Par une narration à la première personne, très marquée par une grammaire oralisée et une langue populaire, mâtinée d’argots, l’auteur (et sa super-traductrice Mathilde Montier avec qui il a travaillé notamment, explique-t-il en avant-propos, sur les perceptions du mot « nègre », différentes en France et aux USA, Histoire oblige) nous plonge dans une musicalité linguistique forte, qui retranscrit parfaitement la psychologie de son héroïne, pleine d’adrénaline et de peurs. C’est à la fois foutrement érudit à chaque page, bourré de détails historiques plus vrais que nature, et terriblement immersif, tous nos sens mis à l’épreuve tant dans les temps calmes (le retour à la base, la soirée au Frenchie’s, le cabaret noir local) que lorsque cela bascule irrémédiablement dans l’horreur lovecrafitenne pure et dure, de la visite à la boucherie du meneur des Ku Kluxes à la bataille finale, une colline pelée, battue par la pluie, en pleine projection du film ultra-raciste “Naissance d’une nation”, et à deux doigts de l’ouverture de la porte des enfers.

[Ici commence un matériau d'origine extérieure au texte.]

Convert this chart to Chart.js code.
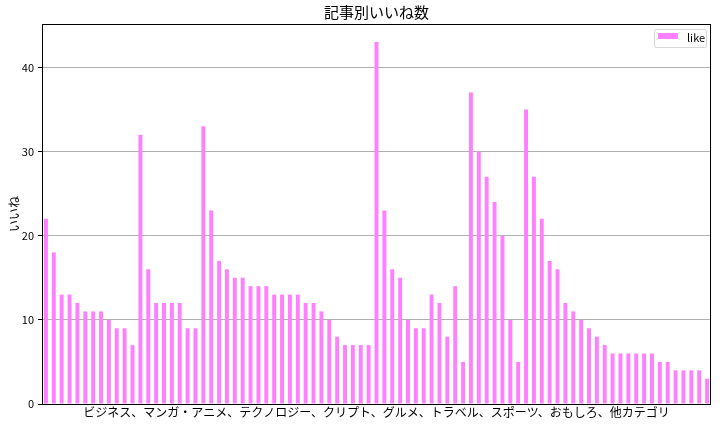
<!DOCTYPE html>
<html>
<head>
<meta charset="utf-8">
<script src="https://cdn.jsdelivr.net/npm/chart.js@4"></script>
<style>
  html, body { margin: 0; padding: 0; background: #fff; }
  #wrap { width: 722px; height: 427px; }
</style>
</head>
<body>
<div id="wrap"><canvas id="grafico"></canvas></div>
<script>
// いいね数 (記事ごと)
const likes = [
  22, 18, 13, 13, 12, 11, 11, 11, 10, 9, 9, 7, 32, 16, 12, 12, 12, 12, 9, 9,
  33, 23, 17, 16, 15, 15, 14, 14, 14, 13, 13, 13, 13, 12, 12, 11, 10, 8, 7, 7,
  7, 7, 43, 23, 16, 15, 10, 9, 9, 13, 12, 8, 14, 5, 37, 30, 27, 24, 20, 10,
  5, 35, 27, 22, 17, 16, 12, 11, 10, 9, 8, 7, 6, 6, 6, 6, 6, 6, 5, 5,
  4, 4, 4, 4, 3
];
const articles = likes.map((_, i) => String(i));
const yTicks = [0, 10, 20, 30, 40];
const yMax = 45.15;

const titulo = "記事別いいね数";
const etiquetaX = "ビジネス、マンガ・アニメ、テクノロジー、クリプト、グルメ、トラベル、スポーツ、おもしろ、他カテゴリ";
const etiquetaY = "いいね";
const serie = "like";
const colorBarra = "#ff80ff";

const fuente = "'Noto Sans CJK JP', 'Noto Sans', sans-serif";

// marco negro y leyenda dentro del área
const marco = {
  id: "marco",
  afterDraw(chart) {
    const { ctx, chartArea: a } = chart;
    ctx.save();
    ctx.strokeStyle = "#000";
    ctx.lineWidth = 1;
    ctx.strokeRect(Math.round(a.left) + 0.5, Math.round(a.top) + 0.5,
      Math.round(a.right - a.left) - 1, Math.round(a.bottom - a.top));

    const ds = chart.data.datasets[0];
    const w = 52, h = 18;
    const x = a.right - 5 - w, y = a.top + 5;
    ctx.beginPath();
    ctx.roundRect(x + 0.5, y + 0.5, w, h, 2);
    ctx.fillStyle = "rgba(255,255,255,0.8)";
    ctx.fill();
    ctx.strokeStyle = "#d6d6d6";
    ctx.stroke();
    ctx.fillStyle = ds.backgroundColor;
    ctx.fillRect(x + 4, y + 4, 20, 6);
    ctx.fillStyle = "#000";
    ctx.font = "11px " + fuente;
    ctx.textBaseline = "middle";
    ctx.fillText(ds.label, x + 33, y + h / 2);
    ctx.restore();
  }
};

new Chart(document.getElementById("grafico"), {
  type: "bar",
  data: {
    labels: articles,
    datasets: [{
      label: serie,
      data: likes,
      backgroundColor: colorBarra,
      borderWidth: 0,
      categoryPercentage: 1,
      barPercentage: 0.5
    }]
  },
  options: {
    responsive: true,
    maintainAspectRatio: false,
    animation: false,
    layout: { padding: { right: 11 } },
    plugins: {
      legend: { display: false },
      tooltip: { enabled: false },
      title: {
        display: true,
        text: titulo,
        fullSize: false,
        color: "#000",
        font: { family: fuente, size: 15, weight: "normal", lineHeight: 1.2 },
        padding: { top: 3, bottom: 3 }
      }
    },
    scales: {
      x: {
        offset: true,
        grid: { display: false },
        border: { display: false },
        ticks: { display: false },
        title: {
          display: true,
          text: etiquetaX,
          color: "#000",
          font: { family: fuente, size: 12, lineHeight: 1.2 },
          padding: { top: 0, bottom: 7 }
        },
        afterFit: (s) => { s.height = 23; }
      },
      y: {
        min: 0,
        max: yMax,
        border: { display: false },
        grid: { color: "#b0b0b0", tickColor: "#000", tickLength: 4, lineWidth: 1 },
        ticks: {
          stepSize: 10,
          padding: 4,
          color: "#000",
          font: { family: fuente, size: 11 }
        },
        afterBuildTicks: (s) => {
          s.ticks = s.ticks.filter(t => yTicks.includes(t.value));
        },
        title: {
          display: true,
          text: etiquetaY,
          color: "#000",
          font: { family: fuente, size: 12, lineHeight: 1.2 },
          padding: { top: 7, bottom: 0 }
        },
        afterFit: (s) => { s.width = 42; }
      }
    }
  },
  plugins: [marco]
});
</script>
</body>
</html>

C’est, assez classiquement, le parcours initiatique d’une héroïne, écrivais-je donc plus haut, avec l’entourage arthurien attendu, tout cela à la sauce d’une autre matière que celle de Bretagne. Autour de Nana Jean il y a les Shouters, des chanteurs mais surtout danseurs, donc la scansion rituelle de chants commémorant des temps forts de leur vie d’esclaves ou de leur émancipation produit des effets... magiques, fortement nocifs aux Ku Kluxes. Maryse n’est pas une guerrière solitaire, et même si elle ressent le poids de la cause peser sur ses seules épaules, même si elle se voit soumise au choix et à la tentation de l’Ennemi, elle sait compter sur ses camarades de lutte, jusqu’au bout, voire au-delà. On a mal avec elle, on a peur avec elle, on souffre avec elle, jusqu’à la délivrance finale.

Ring Shout fait 170 pages, c’est beau, sombre, émouvant, dramatique, assez flippant, très documenté, et ça vous laisse pantelant tellement c’était bien.